Academic referencing is designed, in part, to support the retrieval of material that is being referenced, as well as recognising provenance.
The following guidance, taken from the OU Library’s Academic Referencing Guidelines, is, I imagine, typical:
That page appears in an OU hosted Moodle course (OU Harvard guide to citing references) that requires authentication. So whilst stating the provenance, it won’t necessarily support the retrieval of content from that site for most people.
Where an (n.d) — no date — citation is provided, it also becomes hard for someone checking the page in the future whether or not the content has changed, and if so, which parts.
Looking at the referencing scheme for organisational websites, there’s no suggestion that authentication is required is listed in the citation (the same is true in the guidance for citing online newspaper articles).
I also didn’t see guidance offhand for how to reference pages where the page presentation is likely customised by “an algorithm” according to personal preferences or interaction history; placement of things like ads are generally dynamic, and often personalised (personalisation may be based on multiple things, such as the cookie state of the browser with which you are looking at a page, or the history of transactions (sites visited) from the IP address you are connecting to a site from).
This doesn’t matter for static content, but it does matter if you want to reference something like a screenshot / screencapture, for example showing the results of a particular search on a web search engine.

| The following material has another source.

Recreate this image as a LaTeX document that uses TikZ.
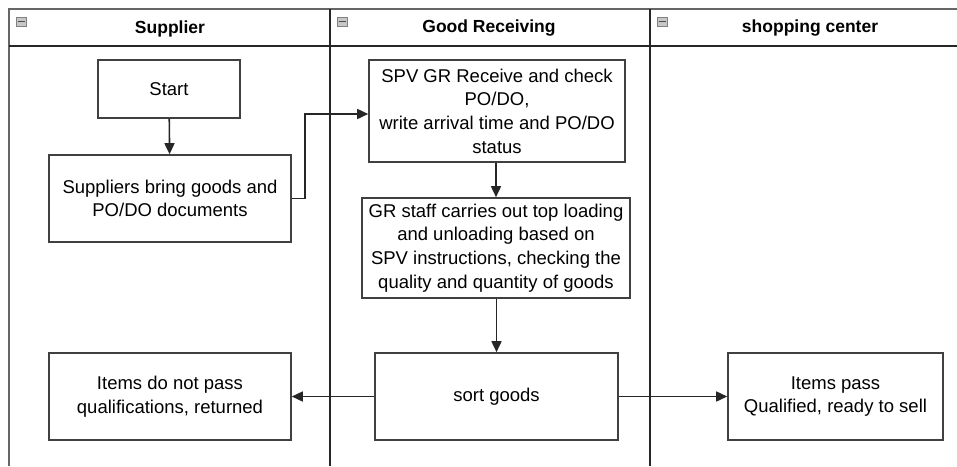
\documentclass[tikz,border=0pt]{standalone}
\usepackage{fontspec}
\setmainfont{Liberation Sans}
\usetikzlibrary{arrows.meta}
\begin{document}
\begin{tikzpicture}[x=1pt,y=-1pt,
  procbox/.style={draw=black!75,line width=1.6pt,fill=white,align=center,
    inner sep=0pt,font=\fontsize{18.5}{23.7}\selectfont},
  lanehead/.style={font=\bfseries\fontsize{17.5}{20}\selectfont},
  lane/.style={draw=black!85,line width=1.8pt},
  flow/.style={draw=black!85,line width=1.6pt,-{Triangle[length=11pt,width=10pt]}},
  collapse/.style={draw=black!50,fill=black!22,minimum width=10pt,minimum height=9pt,inner sep=0pt,line width=0.9pt}
]
\useasboundingbox (0,0) rectangle (957,466);
\fill[white] (0,0) rectangle (957,466);

% pool frame and lane dividers
\draw[lane,draw=black!60] (9,466) -- (9,9) -- (957,9);
\draw[lane] (9,46) -- (957,46);
\draw[lane] (330,9) -- (330,466);
\draw[lane] (650,9) -- (650,466);

% lane headers
\node[lanehead] (hsup) at (170,28.5) {Supplier};
\node[lanehead] (hgr) at (489,28.5) {Good Receiving};
\node[lanehead] (hshop) at (810,28.5) {shopping center};
\foreach \x/\n in {21.5/c1,342.5/c2,662.5/c3}{
  \node[collapse] (\n) at (\x,21.5) {};
  \draw[black!70,line width=1.3pt] ([xshift=2pt]\n.west) -- ([xshift=-2pt]\n.east);
}

% process steps
\node[procbox,minimum width=142pt,minimum height=58pt] (start) at (169,89) {Start};
\node[procbox,minimum width=242pt,minimum height=87pt] (bring) at (170,198.5)
  {Suppliers bring goods and\\PO/DO documents};
\node[procbox,minimum width=256pt,minimum height=102pt] (check) at (497,111)
  {SPV GR Receive and check\\PO/DO,\\write arrival time and PO/DO\\status};
\node[procbox,minimum width=268pt,minimum height=100pt] (load) at (496,248)
  {GR staff carries out top loading\\and unloading based on\\SPV instructions, checking the\\quality and quantity of goods};
\node[procbox,minimum width=243pt,minimum height=87pt] (sort) at (496.5,396.5) {sort goods};
\node[procbox,minimum width=242pt,minimum height=87pt] (fail) at (170,396.5)
  {Items do not pass\\qualifications, returned};
\node[procbox,minimum width=215pt,minimum height=87pt] (pass) at (835.5,396.5)
  {Items pass\\Qualified, ready to sell};

% connectors
\coordinate (bend) at (305,199);
\draw[flow] (start) -- (bring);
\draw[flow] (bring.east) -- (bring.east -| bend) |- ([yshift=-3pt]check.west);
\draw[flow] (check.south -| load.north) -- (load.north);
\draw[flow] (load.south -| sort.north) -- (sort.north);
\draw[flow] (sort) -- (fail);
\draw[flow] (sort) -- (pass);
\end{tikzpicture}
\end{document}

In this case, adding a date and citing the page publisher (that is, the web search engine, for example) is about as good as you can get, but it misses a huge amount of context. The fact that you got extremist results might be because your web history reveals you to be a raging fanatic, and the fact that you grabbed the screenshot from the premises of your neo-extremist clubhouse just added more juice to the search. One partial solution to disabling personalisation features might be to run a search in a “private” browser session where cookies are disabled, and cite that fact, although this still won’t stop IP address profiling and browser fingerprinting.
I’ve pondered related things before, eg when asking Could Librarians Be Influential Friends? And Who Owns Your Search Persona?, as well as in a talk given 10 years ago and picked up at the time by Martin Weller on his original blog site (Your Search Is Valuable To Us; or should that be:
Weller, M. (2008) 'Your Search Is Valuable To Us' *The Ed Techie*, 9 September [Blog] Available at http://nogoodreason.typepad.co.uk/no_good_reason/2008/10/your-search-is-valuable-to-us.html (Accessed 26 September 2018).?).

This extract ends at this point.